La lingua dell’altro può essere considerata sotto tanti aspetti. Dove il dislivello economico è tanto forte come fra l’Europa e l’Africa nera, la lingua diventa un’ulteriore strumento di potere. Da persone bianche che hanno vissuto assieme alla gente dei villaggio ho imparato che solo l’amore  può essere la porta d’ingresso in un paese e in una lingua lontana. La lingua non è un oggetto da conquistare. Le parole non sono tutte a disposizione. La lingua rimane sempre lingua da rivelare e il velo che copre il suo significato non può essere lacerato da chiunque. Per accedere al sapere di un’altra lingua  si deve essere iniziata e presa per mano da una persona amica.
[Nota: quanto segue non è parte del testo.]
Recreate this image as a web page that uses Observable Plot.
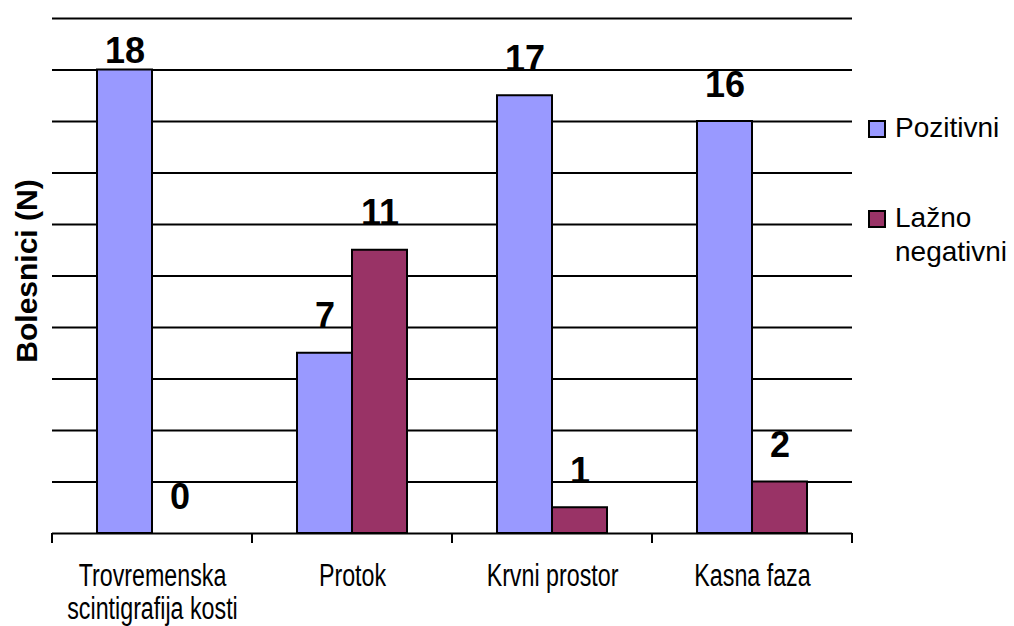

Nelle nostre culture occidentali la lingua straniera è spesso  degenerata  in puro strumento di comunicazione quando invece la lingua è molto di più: la lingua materna è promessa di senso e di partecipazione alla vita comunitaria, è promessa di amore, .

 

Un’altra lingua è una nuova promessa di senso

 

Un’altra lingua è una nuova promessa di senso, trascende i confini del senso ormai stabilito ed apre uno spazio sconosciuto a lato. Il desiderio di apprendere un altra lingua è quasi sempre preceduto da uno scacco nella propria vita[7]. Nella mia lunga pratica di insegnamento della lingua tedesca per adulti ho costatato questo fatto. Molte donne in crisi con la famiglia, con il lavoro o alle prese con stati di depressione hanno cercato di aprirsi uno spazio nuovo a lato. In quel caso l’apprendimento ha funzionato benissimo indipendentemente dall’età, in altri casi, quando si trattava semplicemente di una necessità di lavoro, l’apprendimento si è arenato molto presto. La lingua straniera vuole trascendere, entrare in un segreto, fare un nuovo tentativo di relazione con altri. Non si arrende ai conflitti vissuti nel proprio ambiente che, lasciati andare alla deriva, si incancreniscono e vivono nell’asfissia  di rapporti senza trascendenza. La persona che si avvicina, perciò, ad un altra cultura, ad un’altra lingua, ad altre persone si dovrebbe rendere conto che siamo noi i bisognosi. Sono io in cerca di una nuova esistenza e, sono gli altri che mi fanno il dono di poter accedere ai loro segreti custoditi nella loro lingua. Chi oltrepassa il confine del suo mondo di origine deve sapere che non sarà mai conquistatore ma sempre mendicante in cerca di aiuto, mendicante di nuove parole che riescano a sopportare la pesantezza dell’essere.

 

 

 

[1]              Vedi anche: Luisa Muraro, L’allegoria della lingua materna, in: Eva-Maria Thüne, (a cura di), All’inizio la lingua materna, Rosenberg & Sallier, Torino 1998, pag. 39-56. Peter  Sloterdijk nel suo bel libro: Zur Welt kommen – Zur Sprache kommen, Edition Suhrkamp, Frankfurt 1988, pp. 50.

[2]              Vedi anche: Marie Rose Moro, Bambini immigrati in cerca di aiuto, UTET, Torino 2001, pag, 122.

[3]              Chiara Zamboni, Parole non consumate, Liguori Editore, Napoli 2001.

[4]              Tzvetan Todorov, La conquista dell’America, Einaudi, Torino 1992, traduzione di Aldo Serafini, pp.33.

[5]              Ivi, p. 36

[6]              Lo swahili o kiswahili (pronuncia: suahili, chisuahili) è una lingua bantu, della famiglia delle lingue niger-kordofaniane, ampiamente diffusa nell’Africa orientale. È parlata come prima lingua da circa 5 milioni di persone, soprattutto sulla costa africana dell’Oceano Indiano, e come seconda lingua da circa 50 milioni. Data la sua grande diffusione, lo swahili svolge la funzione di lingua franca in gran parte dell’Africa subsahariana.

Il nome “swahili” deriva dalla parola araba sawahil سواحل che significa “costa”; con il prefisso “ki” (che sta per “lingua”) significa “lingua delle coste”. Coloro che parlarono swahili come prima lingua vengono collettivamente indicati con la parola “waswahili”, costruita con il prefisso “wa” (“popolo”): “il popolo delle coste”.

 

[7]              Ovviamente mi riferisco a persone che scelgono di avvicinarsi a un altra lingua non alla scuola d’obbligo.